Face à ces exigences croissantes, le marketing doit évoluer vers une approche responsable, articulée autour de trois piliers. D’abord, la RSE joue le rôle de cerveau : elle structure l’engagement de l’entreprise via des pratiques éthiques, mesurables par des indicateurs ESG. Ensuite, la Responsabilité sociétale de marque (RSMarque) en est le cœur : elle aligne la vision et les valeurs de l’entreprise avec les attentes sociétales, notamment à travers la marque employeur. Enfin, le marketing responsable représente les bras : il conçoit des produits durables, des campagnes transparentes et lutte contre le greenwashing.

Intégrer la RSE dans les algorithmes

Demain, le marketing entre dans une nouvelle ère, celle de l’alliance entre engagement éthique et intelligence artificielle. Déjà, 54 % des consommateurs déclarent faire davantage confiance à l’IA qu’à la publicité traditionnelle (Accenture 2023). Il devient essentiel d’intégrer les critères RSE dans les algorithmes de recommandation pour proposer des expériences personnalisées, mais aussi alignées sur des valeurs durables.

Bienvenue dans l’ère du « Segment of One » : proposer le bon message, à la bonne personne, au bon moment.

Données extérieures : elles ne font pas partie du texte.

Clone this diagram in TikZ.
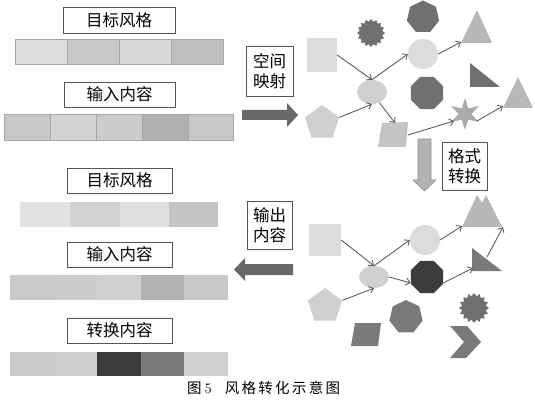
\documentclass[tikz,border=0pt]{standalone}
\usepackage{fontspec}
\newfontfamily\cjk{Noto Sans CJK SC}
\usetikzlibrary{shapes.geometric,arrows.meta}
\definecolor{cA}{HTML}{DCDCDC}
\definecolor{cB}{HTML}{D0D0D0}
\definecolor{cC}{HTML}{B8B8B8}
\definecolor{cD}{HTML}{707070}
\definecolor{cE}{HTML}{3C3C3C}
\definecolor{cF}{HTML}{7A7A7A}
\definecolor{cG}{HTML}{C4C4C4}
\definecolor{cS}{HTML}{ABABAB}
\definecolor{edge}{HTML}{555555}
\definecolor{lnk}{HTML}{5E5E5E}
\definecolor{big}{HTML}{686868}
\tikzset{
  lblbox/.style={draw=edge, line width=0.6pt, fill=white, inner sep=0pt,
    font=\cjk\fontsize{16.5}{20}\selectfont, align=center},
  shp/.style={inner sep=0pt, draw=none},
  lnkarrow/.style={draw=lnk, line width=0.9pt, -{Straight Barb[length=4pt,width=7pt]}},
  cellb/.style={draw=gray!70, line width=0.5pt},
}
% star drawn as a closed plot: #1 centre x, #2 centre y, #3 points, #4 outer r, #5 inner r
\newcommand\mystar[5]{plot[samples at={0,...,\numexpr2*#3-1\relax}, variable=\k]
  ({#1+ifthenelse(mod(\k,2)==0,#4,#5)*cos(90+180/#3*\k)},{#2-ifthenelse(mod(\k,2)==0,#4,#5)*sin(90+180/#3*\k)}) -- cycle}
\newcommand\gp{\hspace{2.3pt}}
\begin{document}
\begin{tikzpicture}[x=1pt,y=-1pt]
\useasboundingbox (0,0) rectangle (535,403);
% ---------- left column ----------
\node[lblbox, minimum width=112pt, minimum height=26pt] (b1) at (119,20) {目标风格};
\foreach \a/\b/\c in {15/67/DCDCDC,67/119/C8C8C8,119/171/D8D8D8,171/223/BEBEBE}
  {\definecolor{tmp}{HTML}{\c}\filldraw[cellb, fill=tmp] (\a,39) rectangle (\b,64);}
\node[lblbox, minimum width=111pt, minimum height=25pt] (b2) at (119.5,94.5) {输入内容};
\foreach \a/\b/\c in {4/50/C8C8C8,50/96/D2D2D2,96/142/CCCCCC,142/188/B0B0B0,188/233/C8C8C8}
  {\definecolor{tmp}{HTML}{\c}\filldraw[cellb, fill=tmp] (\a,114) rectangle (\b,140);}
\node[lblbox, minimum width=105pt, minimum height=25pt] (b5) at (119.5,180.5) {目标风格};
\foreach \a/\b/\c in {20/70/E2E2E2,70/120/D2D2D2,120/169/DEDEDE,169/218/C4C4C4}
  {\definecolor{tmp}{HTML}{\c}\fill[tmp] (\a,202) rectangle (\b,227);}
\node[lblbox, minimum width=105pt, minimum height=25pt] (b6) at (119.5,254.5) {输入内容};
\foreach \a/\b/\c in {10/55/CACACA,55/97/CCCCCC,97/141/D0D0D0,141/184/B2B2B2,184/228/C8C8C8}
  {\definecolor{tmp}{HTML}{\c}\fill[tmp] (\a,275) rectangle (\b,300);}
\node[lblbox, minimum width=105pt, minimum height=25pt] (b7) at (119.5,330.5) {转换内容};
\foreach \a/\b/\c in {10/55/CACACA,55/97/CECECE,97/141/3C3C3C,141/184/7A7A7A,184/228/D0D0D0}
  {\definecolor{tmp}{HTML}{\c}\fill[tmp] (\a,352) rectangle (\b,376);}
% ---------- labels and big arrows ----------
\node[lblbox, minimum width=47pt, minimum height=50pt] (b3) at (269.5,71) {空间\\映射};
\node[lblbox, minimum width=45pt, minimum height=48pt] (b4) at (464.5,166) {格式\\转换};
\node[lblbox, minimum width=45pt, minimum height=48pt] (b8) at (269.5,225) {输出\\内容};
\fill[big] (242,110) -- (287,110) -- (287,103) -- (298,115) -- (287,127) -- (287,120) -- (242,120) -- cycle;
\fill[big] (293,264) -- (245,264) -- (245,258) -- (234,269.5) -- (245,281) -- (245,275) -- (293,275) -- cycle;
\filldraw[fill=gray!60, draw=gray!85, line width=0.6pt] (418,139) -- (431,139) -- (431,180) -- (436,180) -- (424.5,191) -- (413,180) -- (418,180) -- cycle;
% ---------- top network ----------
\node[shp, fill=cA, minimum width=30pt, minimum height=34pt] (sq1) at (322,55) {};
\fill[cD] \mystar{371}{33}{16}{14}{11.5};
\node[shp, regular polygon, regular polygon sides=7, fill=cD, minimum size=33pt] (hp1) at (423,17) {};
\fill[cC] (461,43) -- (477,10) -- (492,43) -- cycle; \coordinate (tr1) at (461,42);
\node[shp, circle, fill=cA, minimum size=30pt] (ci1) at (423,54) {};
\node[shp, ellipse, fill=cB, minimum width=30pt, minimum height=24pt] (el1) at (372,92) {};
\fill[cD] (470,63) -- (470,87) -- (500,87) -- cycle;
\node[shp, regular polygon, regular polygon sides=8, fill=cD, minimum size=35pt] (oc1) at (427,93) {};
\fill[cC] (503,108) -- (518,77) -- (533,108) -- cycle; \coordinate (tr2) at (503,106);
\node[shp, regular polygon, regular polygon sides=5, fill=cB, minimum size=36pt] (pe1) at (322,123) {};
\fill[cG] (382,123) -- (408,122) -- (406,147) -- (378,147) -- cycle; \coordinate (pa1t) at (395,123); \coordinate (pa1r) at (408,135);
\fill[cS] \mystar{465}{114}{6}{16}{6.5};
\coordinate (s61l) at (454,121); \coordinate (s61r) at (477,121);
\draw[lnkarrow] (sq1.east) -- (el1.north);
\draw[lnkarrow] (el1.north) -- (ci1.west);
\draw[lnkarrow] (ci1.east) -- (tr1);
\draw[lnkarrow] (pe1.corner 5) -- (el1.south);
\draw[lnkarrow] (el1.-55) -- (pa1t);
\draw[lnkarrow] (pa1r) -- (s61l);
\draw[lnkarrow] (s61r) -- (tr2);
% ---------- bottom network ----------
\node[shp, fill=cA, minimum width=32pt, minimum height=32pt] (sq2) at (325,240) {};
\node[shp, circle, fill=cA, minimum size=30pt] (ci2) at (425,240) {};
\fill[cC] (462,227) -- (477,195) -- (482,203) -- (486,195) -- (502,227) -- cycle; \coordinate (mt) at (462,226); \coordinate (mtr) at (503,227);
\node[shp, ellipse, fill=cB, minimum width=30pt, minimum height=22pt] (el2) at (374,277) {};
\node[shp, regular polygon, regular polygon sides=8, fill=cE, minimum size=35pt] (oc2) at (427,277) {};
\fill[cF] (472,248) -- (472,271) -- (502,271) -- cycle; \coordinate (rt2l) at (473,268); \coordinate (rt2t) at (487,257);
\node[shp, regular polygon, regular polygon sides=5, fill=cB, minimum size=36pt] (pe2) at (325,306) {};
\node[shp, regular polygon, regular polygon sides=7, fill=cF, minimum size=34pt] (hp2) at (406,317) {};
\fill[cD] \mystar{474}{308}{16}{15}{12};
\fill[cF] (355,323) -- (381,323) -- (378,346) -- (351,346) -- cycle;
\fill[cF] (450,326) -- (467,326) -- (481,342) -- (466,358) -- (450,358) -- (464,342) -- cycle;
\draw[lnkarrow] (sq2.east) -- (el2.north);
\draw[lnkarrow] (el2.north) -- (ci2.west);
\draw[lnkarrow] (ci2.east) -- (mt);
\draw[lnkarrow] (el2.east) -- (oc2.200);
\draw[lnkarrow] (oc2.-20) -- (rt2l);
\draw[lnkarrow] (rt2t) -- (mtr);
\draw[lnkarrow] (pe2.corner 5) -- (el2.south);
% ---------- caption ----------
\node[anchor=west, inner sep=0pt, font=\cjk\fontsize{14.5}{16}\selectfont] (cap) at (187,388)
  {图\hspace{3pt}{\rmfamily 5}\hspace{13pt}风\gp 格\gp 转\gp 化\gp 示\gp 意\gp 图};
\end{tikzpicture}
\end{document}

Il s’agit d’un marketing ultraciblé et respectueux, qui n’identifie pas les individus nominativement, mais analyse des micro-clusters comportementaux. Cette approche permet de concilier efficacité, éthique et respect de la vie privée, tout en respectant les réglementations en matière de données personnelles. Une évolution indispensable pour bâtir une relation de confiance durable entre marques et consommateurs, dans un monde en pleine transformation, a conclu Stéphane.